1. ARCHITECTURAL CLOTHING
Fabrics seemed to become bigger and better, and injected with an indefinable sense of vivacity on the Rome Runway this year. Textiles became raised and important with the help of ridges, ruffling and pleats, as the clothing seemed to be more constructed. Shifting, bending, extending and varying the lines of traditional silhouettes was a key diversifying focus for many of the looks. Below are some of our favourite pieces, from sharp pleated dresses, to inflated tailoring, to rippling contoured fabric that almost seemed animate.

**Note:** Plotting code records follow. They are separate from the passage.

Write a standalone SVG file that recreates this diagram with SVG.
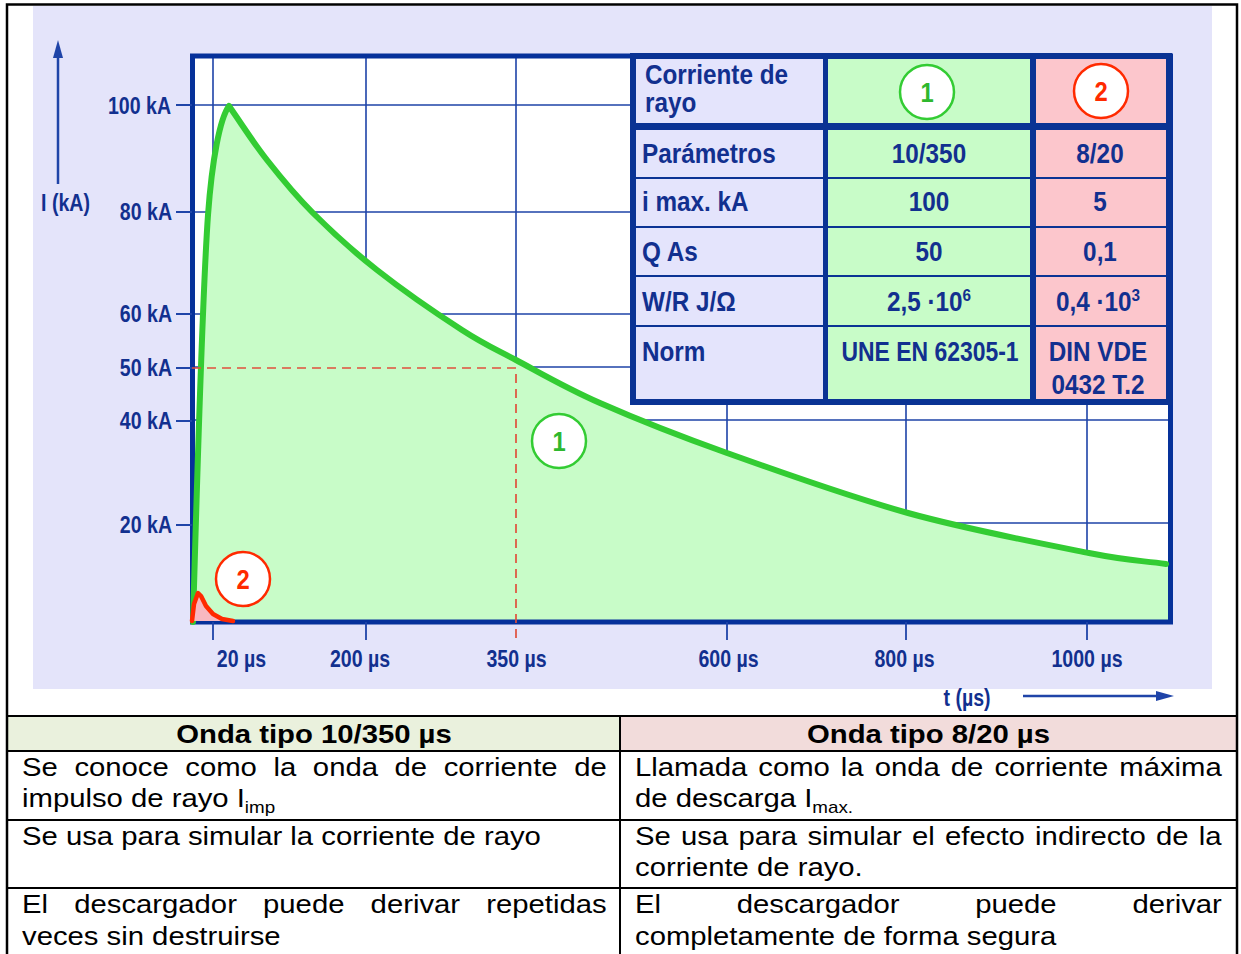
<svg xmlns="http://www.w3.org/2000/svg" width="1241" height="954" viewBox="0 0 1241 954">
<style>
.ct{font-family:"Liberation Sans",Arial,sans-serif;font-weight:bold;font-size:23px;fill:#12308f}
.tt{font-family:"Liberation Sans",Arial,sans-serif;font-weight:bold;font-size:27px;fill:#12308f}
.bt{font-family:"Liberation Sans",Arial,sans-serif;font-size:26.5px;fill:#000}
.bh{font-family:"Liberation Sans",Arial,sans-serif;font-size:26.5px;font-weight:bold;fill:#000}
.grid{stroke:#1f44a8;stroke-width:1.6;fill:none}
.tick{stroke:#1f44a8;stroke-width:1.8;fill:none}
.dash{stroke:#e0503c;stroke-width:1.7;stroke-dasharray:9 6;fill:none}
.rule{stroke:#000;stroke-width:2;fill:none}
</style>
<rect x="0" y="0" width="1241" height="954" fill="#ffffff"/>
<rect x="33" y="6" width="1179" height="683" fill="#e4e4fa"/>

<g id="plot">
<rect x="192" y="56" width="978" height="566" fill="#ffffff"/>
<g id="grid">
<path class="grid" d="M192,105H1170M192,212H1170M192,314H1170M192,367H1170M192,420H1170M192,523H1170"/>
<path class="grid" d="M213,56V622M366,56V622M516,56V622M727,56V622M906,56V622M1087,56V622"/>
</g>
<path id="area1" d="M193,622 C197,480 202,300 208,215 C212,160 220,118 229,106 C241.7,124 253,142.2 267,160 C281,177.8 294.7,194.7 313,213 C331.3,231.3 352.2,250.5 377,270 C401.8,289.5 438.8,315 462,330 C485.2,345 493,347.8 516,360 C539,372.2 564.8,387.5 600,403 C635.2,418.5 675.7,434.7 727,453 C778.3,471.3 847.7,496.3 908,513 C968.3,529.7 1046,544.5 1089,553 C1132,561.5 1140.3,560.3 1166,564 L1170,564 L1170,622 Z" fill="#c8fcc8"/>
<rect x="192.5" y="56" width="978" height="566" fill="none" stroke="#06319a" stroke-width="5"/>
<path id="curve1" d="M193,622 C197,480 202,300 208,215 C212,160 220,118 229,106 C241.7,124 253,142.2 267,160 C281,177.8 294.7,194.7 313,213 C331.3,231.3 352.2,250.5 377,270 C401.8,289.5 438.8,315 462,330 C485.2,345 493,347.8 516,360 C539,372.2 564.8,387.5 600,403 C635.2,418.5 675.7,434.7 727,453 C778.3,471.3 847.7,496.3 908,513 C968.3,529.7 1046,544.5 1089,553 C1132,561.5 1140.3,560.3 1166,564" fill="none" stroke="#33cc33" stroke-width="6" stroke-linejoin="round" stroke-linecap="round"/>
<path id="area2" d="M192,621 L194,604 L198,593 L201,596 L206,606 L213,614 L222,619 L233,621 Z" fill="#f8b8c0"/>
<path id="curve2" d="M192,621 L194,604 L198,593 L201,596 L206,606 L213,614 L222,619 L233,621" fill="none" stroke="#ff2a00" stroke-width="4.5" stroke-linejoin="round" stroke-linecap="round"/>
<path class="dash" d="M177,368H516V643"/>
</g>

<g id="axes">
<path class="tick" d="M176,105H192M176,212H192M176,314H192M176,368H192M176,421H192M176,525H192"/>
<path class="tick" d="M213,622V640M366,622V640M727,622V640M906,622V640M1087,622V640"/>
<line x1="58" y1="184" x2="58" y2="55" stroke="#1f44a8" stroke-width="2.5"/>
<polygon points="58,40 53,58 63,58" fill="#1f44a8"/>
<line x1="1023" y1="696" x2="1158" y2="696" stroke="#1f44a8" stroke-width="2.5"/>
<polygon points="1174,696 1156,691 1156,701" fill="#1f44a8"/>
<text class="ct" transform="translate(65.5,211) scale(0.85,1)" text-anchor="middle">I (kA)</text>
<text class="ct" transform="translate(171,113.5) scale(0.85,1)" text-anchor="end">100 kA</text>
<text class="ct" transform="translate(172,220) scale(0.85,1)" text-anchor="end">80 kA</text>
<text class="ct" transform="translate(172,322) scale(0.85,1)" text-anchor="end">60 kA</text>
<text class="ct" transform="translate(172,376) scale(0.85,1)" text-anchor="end">50 kA</text>
<text class="ct" transform="translate(172,429) scale(0.85,1)" text-anchor="end">40 kA</text>
<text class="ct" transform="translate(172,533) scale(0.85,1)" text-anchor="end">20 kA</text>
<text class="ct" transform="translate(241.5,667) scale(0.85,1)" text-anchor="middle">20 µs</text>
<text class="ct" transform="translate(360,667) scale(0.85,1)" text-anchor="middle">200 µs</text>
<text class="ct" transform="translate(516.5,667) scale(0.85,1)" text-anchor="middle">350 µs</text>
<text class="ct" transform="translate(728.5,667) scale(0.85,1)" text-anchor="middle">600 µs</text>
<text class="ct" transform="translate(904.5,667) scale(0.85,1)" text-anchor="middle">800 µs</text>
<text class="ct" transform="translate(1087,667) scale(0.85,1)" text-anchor="middle">1000 µs</text>
<text class="ct" transform="translate(967,706) scale(0.85,1)" text-anchor="middle">t (µs)</text>
</g>

<g id="label1">
<circle cx="559" cy="441" r="27" fill="#ffffff" stroke="#33cc33" stroke-width="2.5"/>
<text class="ct" transform="translate(559,451) scale(0.85,1)" text-anchor="middle" style="font-size:28px;fill:#2eb82e">1</text>
</g>
<g id="label2">
<circle cx="243" cy="579" r="27" fill="#ffffff" stroke="#ff2a00" stroke-width="2.5"/>
<text class="ct" transform="translate(243,589) scale(0.85,1)" text-anchor="middle" style="font-size:28px;fill:#ff2a00">2</text>
</g>

<g id="table">
<rect x="630" y="53" width="542" height="352" fill="#0a3394"/>
<rect x="636" y="59" width="187" height="64" fill="#e4e4fc"/>
<rect x="828" y="59" width="202" height="64" fill="#c8fcc8"/>
<rect x="1036" y="59" width="130" height="64" fill="#fcc6cc"/>
<rect x="636" y="130" width="187" height="47" fill="#e4e4fc"/>
<rect x="828" y="130" width="202" height="47" fill="#c8fcc8"/>
<rect x="1036" y="130" width="130" height="47" fill="#fcc6cc"/>
<rect x="636" y="179" width="187" height="47" fill="#e4e4fc"/>
<rect x="828" y="179" width="202" height="47" fill="#c8fcc8"/>
<rect x="1036" y="179" width="130" height="47" fill="#fcc6cc"/>
<rect x="636" y="228" width="187" height="47" fill="#e4e4fc"/>
<rect x="828" y="228" width="202" height="47" fill="#c8fcc8"/>
<rect x="1036" y="228" width="130" height="47" fill="#fcc6cc"/>
<rect x="636" y="277" width="187" height="48" fill="#e4e4fc"/>
<rect x="828" y="277" width="202" height="48" fill="#c8fcc8"/>
<rect x="1036" y="277" width="130" height="48" fill="#fcc6cc"/>
<rect x="636" y="327" width="187" height="72" fill="#e4e4fc"/>
<rect x="828" y="327" width="202" height="72" fill="#c8fcc8"/>
<rect x="1036" y="327" width="130" height="72" fill="#fcc6cc"/>
<text class="tt" transform="translate(645,84) scale(0.9,1)">Corriente de</text>
<text class="tt" transform="translate(645,112) scale(0.9,1)">rayo</text>
<circle cx="927" cy="92" r="27" fill="#ffffff" stroke="#33cc33" stroke-width="2.5"/>
<text class="tt" transform="translate(927,102) scale(0.85,1)" text-anchor="middle" style="font-size:28px;fill:#2eb82e">1</text>
<circle cx="1101" cy="91" r="27" fill="#ffffff" stroke="#ff2a00" stroke-width="2.5"/>
<text class="tt" transform="translate(1101,101) scale(0.85,1)" text-anchor="middle" style="font-size:28px;fill:#ff2a00">2</text>
<text class="tt" transform="translate(642,163) scale(0.9,1)">Parámetros</text>
<text class="tt" transform="translate(929,163) scale(0.9,1)" text-anchor="middle">10/350</text>
<text class="tt" transform="translate(1100,163) scale(0.9,1)" text-anchor="middle">8/20</text>
<text class="tt" transform="translate(642,211) scale(0.9,1)">i max. kA</text>
<text class="tt" transform="translate(929,211) scale(0.9,1)" text-anchor="middle">100</text>
<text class="tt" transform="translate(1100,211) scale(0.9,1)" text-anchor="middle">5</text>
<text class="tt" transform="translate(642,261) scale(0.9,1)">Q As</text>
<text class="tt" transform="translate(929,261) scale(0.9,1)" text-anchor="middle">50</text>
<text class="tt" transform="translate(1100,261) scale(0.9,1)" text-anchor="middle">0,1</text>
<text class="tt" transform="translate(642,311) scale(0.9,1)">W/R J/Ω</text>
<text class="tt" transform="translate(929,311) scale(0.9,1)" text-anchor="middle">2,5  ·10<tspan dy="-10" style="font-size:17px">6</tspan></text>
<text class="tt" transform="translate(1098,311) scale(0.9,1)" text-anchor="middle">0,4  ·10<tspan dy="-10" style="font-size:17px">3</tspan></text>
<text class="tt" transform="translate(642,361) scale(0.9,1)">Norm</text>
<text class="tt" transform="translate(930,361) scale(0.85,1)" text-anchor="middle">UNE EN 62305-1</text>
<text class="tt" transform="translate(1098,361) scale(0.9,1)" text-anchor="middle">DIN VDE</text>
<text class="tt" transform="translate(1098,394) scale(0.9,1)" text-anchor="middle">0432 T.2</text>
</g>

<g id="bottom-table">
<rect x="8" y="717" width="612" height="34" fill="#eaf1dd"/>
<rect x="620" y="717" width="616" height="34" fill="#f2dcdb"/>
<path class="rule" d="M7,716H1237M7,751H1237M7,820H1237M7,888H1237M620,716V954"/>
<text class="bh" transform="translate(314,743) scale(1.105,1)" text-anchor="middle">Onda tipo 10/350 µs</text>
<text class="bh" transform="translate(928.5,743) scale(1.105,1)" text-anchor="middle">Onda tipo 8/20 µs</text>
<text class="bt" transform="translate(22,776) scale(1.105,1)" style="word-spacing:7.66px">Se conoce como la onda de corriente de</text>
<text class="bt" transform="translate(22,807) scale(1.105,1)">impulso de rayo I<tspan dy="6" style="font-size:17px">imp</tspan></text>
<text class="bt" transform="translate(22,845) scale(1.105,1)">Se usa para simular la corriente de rayo</text>
<text class="bt" transform="translate(22,913) scale(1.105,1)" style="word-spacing:16.34px">El descargador puede derivar repetidas</text>
<text class="bt" transform="translate(22,945) scale(1.105,1)">veces sin destruirse</text>
<text class="bt" transform="translate(635,776) scale(1.105,1)" style="word-spacing:2.63px">Llamada como la onda de corriente máxima</text>
<text class="bt" transform="translate(635,807) scale(1.105,1)">de descarga I<tspan dy="6" style="font-size:17px">max.</tspan></text>
<text class="bt" transform="translate(635,845) scale(1.105,1)" style="word-spacing:1.96px">Se usa para simular el efecto indirecto de la</text>
<text class="bt" transform="translate(635,876) scale(1.105,1)">corriente de rayo.</text>
<text class="bt" transform="translate(635,913) scale(1.105,1)" style="word-spacing:61.23px">El descargador puede derivar</text>
<text class="bt" transform="translate(635,945) scale(1.105,1)">completamente de forma segura</text>
</g>
<rect x="7" y="4.5" width="1230" height="960" fill="none" stroke="#000" stroke-width="2.5"/>
</svg>
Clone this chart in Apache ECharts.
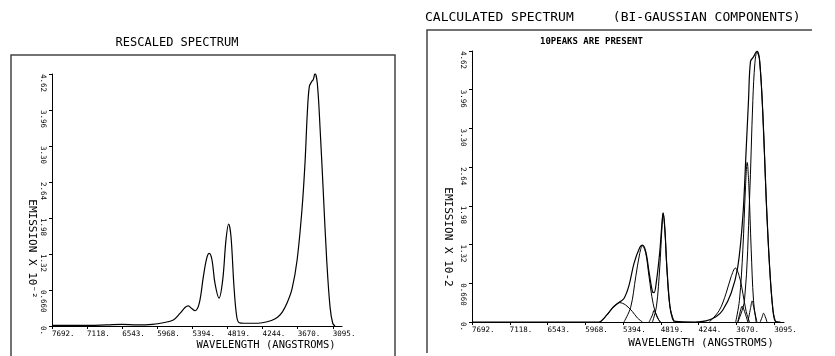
<!DOCTYPE html>
<html>
<head>
<meta charset="utf-8">
<script src="https://cdn.jsdelivr.net/npm/echarts@6/dist/echarts.min.js"></script>
<style>
  html, body { margin: 0; padding: 0; background: #fff; }
  #chart { width: 835px; height: 356px; }
</style>
</head>
<body>
<div id="chart"></div>
<script>
// wavelength ticks (angstroms), shared by both panels
var tickValues = [7692, 7117.4, 6542.8, 5968.2, 5393.6, 4819, 4244.4, 3669.8, 3095.2]
var tickLabels = ['7692.', '7118.', '6543.', '5968.', '5394.', '4819.', '4244.', '3670.', '3095.']
var yLabels = ['0.', '0.660', '1.32', '1.98', '2.64', '3.30', '3.96', '4.62']

// left panel: rescaled spectrum
var rescaled = [
    [7692, 0.01], [7200, 0.01], [6800, 0.02], [6550, 0.03], [6300, 0.02], [6050, 0.03],
    [5870, 0.06], [5706, 0.11], [5597, 0.23], [5515, 0.34], [5461, 0.37], [5405, 0.32],
    [5351, 0.28], [5281, 0.42], [5215, 0.9], [5160, 1.24], [5117, 1.33], [5073, 1.21],
    [5024, 0.78], [4958, 0.51], [4898, 0.84], [4844, 1.58], [4800, 1.87], [4762, 1.64],
    [4713, 0.72], [4668, 0.17], [4626, 0.06], [4550, 0.05], [4400, 0.05], [4250, 0.06],
    [4100, 0.1], [4000, 0.16], [3920, 0.26], [3845, 0.42], [3763, 0.68], [3681, 1.2],
    [3599, 2.15], [3550, 3.0], [3513, 3.9], [3480, 4.39], [3441, 4.48], [3415, 4.52],
    [3387, 4.63], [3349, 4.45], [3305, 3.65], [3251, 2.45], [3195, 1.2], [3141, 0.35],
    [3097, 0.05], [3060, 0.0]
]

// right panel: calculated spectrum and its 10 bi-gaussian components
var calcTotal = [
    [7692, 0.0], [6200, 0.0], [5800, 0.0], [5736, 0.01], [5640, 0.12], [5538, 0.26],
    [5446, 0.34], [5380, 0.40], [5304, 0.62], [5227, 1.0], [5140, 1.27], [5099, 1.31],
    [5048, 1.2], [4998, 0.85], [4947, 0.52], [4922, 0.50], [4885, 0.7], [4835, 1.2],
    [4804, 1.65], [4784, 1.86], [4758, 1.6], [4728, 0.95], [4682, 0.28], [4640, 0.05],
    [4600, 0.01], [4300, 0.0], [4132, 0.02], [3980, 0.09], [3878, 0.2], [3750, 0.49],
    [3648, 0.94], [3571, 1.8], [3521, 2.93], [3485, 3.78], [3455, 4.44], [3409, 4.52],
    [3357, 4.62], [3317, 4.47], [3265, 3.5], [3215, 2.08], [3164, 0.94], [3113, 0.2],
    [3073, 0.01], [3000, 0.0]
]
var peak1 = [[5736, 0.0], [5640, 0.12], [5538, 0.26], [5446, 0.33], [5355, 0.29], [5253, 0.18], [5176, 0.07], [5099, 0.0]]
var peak2 = [[5380, 0.0], [5278, 0.25], [5201, 0.77], [5140, 1.17], [5099, 1.30], [5048, 1.17], [4998, 0.77], [4937, 0.32], [4870, 0.07], [4819, 0.0]]
var peak3 = [[4998, 0.0], [4947, 0.12], [4922, 0.2], [4886, 0.12], [4835, 0.0]]
var peak4 = [[4946, 0.0], [4885, 0.27], [4835, 0.94], [4804, 1.57], [4784, 1.85], [4758, 1.57], [4728, 0.94], [4682, 0.27], [4616, 0.0]]
var peak5 = [[4081, 0.0], [3929, 0.2], [3826, 0.49], [3750, 0.77], [3684, 0.92], [3623, 0.77], [3571, 0.49], [3521, 0.18], [3470, 0.0]]
var peak6 = [[3648, 0.0], [3610, 0.18], [3582, 0.27], [3546, 0.18], [3495, 0.0]]
var peak7 = [[3680, 0.0], [3623, 0.37], [3571, 1.23], [3531, 2.3], [3505, 2.72], [3479, 2.3], [3444, 1.23], [3409, 0.37], [3368, 0.0]]
var peak8 = [[3495, 0.0], [3455, 0.23], [3429, 0.36], [3403, 0.23], [3357, 0.0]]
var peak9 = [[3648, 0.0], [3546, 0.37], [3470, 2.08], [3419, 3.78], [3388, 4.41], [3357, 4.6], [3317, 4.47], [3265, 3.5], [3215, 2.08], [3164, 0.94], [3113, 0.2], [3073, 0.0]]
var peak10 = [[3307, 0.0], [3276, 0.09], [3256, 0.15], [3230, 0.09], [3204, 0.0]]

var peaks = [peak1, peak2, peak3, peak4, peak5, peak6, peak7, peak8, peak9, peak10]

var mono = 'DejaVu Sans Mono'

function xLabel (v) {
    for (var i = 0; i < tickValues.length; i++) {
        if (Math.abs(tickValues[i] - v) < 1) return tickLabels[i]
    }
    return ''
}

function makeX (idx) {
    return {
        type: 'value', gridIndex: idx, inverse: true, min: 2945, max: 7692,
        axisLine: { lineStyle: { color: '#000', width: 1 } },
        axisTick: { customValues: tickValues, length: 3, lineStyle: { color: '#000' } },
        axisLabel: {
            customValues: tickValues, formatter: xLabel, align: 'left', margin: 4,
            fontFamily: mono, fontSize: 7.5, color: '#000'
        },
        splitLine: { show: false }
    }
}

function makeY (idx) {
    return {
        type: 'value', gridIndex: idx, min: 0, max: 4.62, interval: 0.66,
        axisLine: { show: true, lineStyle: { color: '#000', width: 1 } },
        axisTick: { show: true, length: 3, lineStyle: { color: '#000' } },
        axisLabel: {
            rotate: -90, align: 'left', verticalAlign: 'top', margin: 5,
            fontFamily: mono, fontSize: 7.5, color: '#000',
            formatter: function (v) { return yLabels[Math.round(v / 0.66)] }
        },
        splitLine: { show: false }
    }
}

function lineSeries (data, idx, w) {
    return {
        type: 'line', xAxisIndex: idx, yAxisIndex: idx, data: data,
        showSymbol: false, smooth: 0.35, silent: true,
        lineStyle: { color: '#000', width: w }
    }
}

var series = [lineSeries(rescaled, 0, 1.2), lineSeries(calcTotal, 1, 1.2)]
peaks.forEach(function (p) { series.push(lineSeries(p, 1, 1)) })

function txt (x, y, text, size, extra) {
    return {
        type: 'text', x: x, y: y,
        style: Object.assign({ text: text, fontFamily: mono, fontSize: size, fill: '#000' }, extra || {})
    }
}

var option = {
    animation: false,
    backgroundColor: '#fff',
    grid: [
        { left: 52, top: 74, width: 290, height: 252 },
        { left: 472, top: 51, width: 312, height: 271 }
    ],
    xAxis: [makeX(0), makeX(1)],
    yAxis: [makeY(0), makeY(1)],
    series: series,
    graphic: [
        { type: 'polyline', shape: { points: [[11, 356], [11, 55], [395, 55], [395, 356]] }, style: { stroke: '#444', lineWidth: 1.5, fill: null } },
        { type: 'polyline', shape: { points: [[427, 353], [427, 30], [812, 30]] }, style: { stroke: '#444', lineWidth: 1.5, fill: null } },
        txt(177, 43, 'RESCALED SPECTRUM', 12, { align: 'center', verticalAlign: 'middle' }),
        txt(425, 18, 'CALCULATED SPECTRUM     (BI-GAUSSIAN COMPONENTS)', 13, { verticalAlign: 'middle' }),
        txt(540, 42, '10PEAKS ARE PRESENT', 9, { verticalAlign: 'middle', fontWeight: 'bold' }),
        txt(266, 345, 'WAVELENGTH (ANGSTROMS)', 10.5, { align: 'center', verticalAlign: 'middle' }),
        txt(701, 343, 'WAVELENGTH (ANGSTROMS)', 11, { align: 'center', verticalAlign: 'middle' }),
        Object.assign(txt(32, 249, 'EMISSION X 10\u207B\u00B2', 11, { align: 'center', verticalAlign: 'middle' }), { rotation: -Math.PI / 2 }),
        Object.assign(txt(448, 237, 'EMISSION X 10-2', 11, { align: 'center', verticalAlign: 'middle' }), { rotation: -Math.PI / 2 })
    ]
}

var myChart = echarts.init(document.getElementById('chart'))
myChart.setOption(option)
</script>
</body>
</html>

2. URBAN EXPLORER AESTHETIC
Combat style, buckled and pocketed pieces, and military shades have infiltrated our fashion trends over the last few years. Boxy uniform silhouettes, combined with a certain obsession with athleisure, has certainly been à la mode. And whilst these aesthetics aren’t dropping out of taste, there was something interesting in their development on the Alta Roma runway. Practical pieces, from jackets to hoods to hats, certainly had their centre stage, but were being reinvented with a certain modernity. Trainers and outerwear sets were re-stitched with more electric prints, patterns, and materials. Whilst much of Mokoo’s “Descent of Warriors” show alluded to images of moon walkers and cosmonauts with models bundled in iridescent suits, other designers used trench coats, canvas, and denim fabrics remodelled with abstract detailing. Below are some of GLITCH’s favourite looks that gave this nod to adventuring, and forged this trendy portrait of city wanderers and urban explorers.
3. BEAUTIFULLY BEJWELLED
Alta Roma certainly dramatised the jewels this year. Chains and pearls dripped over chests and shoulders, and earrings flowed into chokers and masks. Jewellery seized to be the accessory, and instead became the primary ocular focus in some runways. Perhaps this is a suggestion of how metalwork accessories and headpieces will become more innovative and iconic this year, as detailing snatches hold of the limelight.
4. NECKLINES and NUDITY
Experimental necklines were a key feature that the Alta Roma designers beautifully played with throughout their shows. The runway trialled numerable different cut-outs, slashes, knotting, sleeves, and ties. Chests and midriffs became exposed in different patterns and shapes, piecing together to form slinkier silhouettes. Many of the looks even toyed with the boundaries of nudity and exposure, revealing segments of bare body and female figures. This summer, straps, chiffons, light lace and barely-there dressing will most definitely have their moment.
Unorthodox and ultramodern, the Alta Roma fashion week, although not yet having the same celebrity status as the iconic big 4, should not be underestimated in its role within the fashion machine. A key leader in platforming new talents, new names and new ideas, the capital’s bi-annual involvement should now become a keen watch for fashion enthusiasts looking out for the next best thing.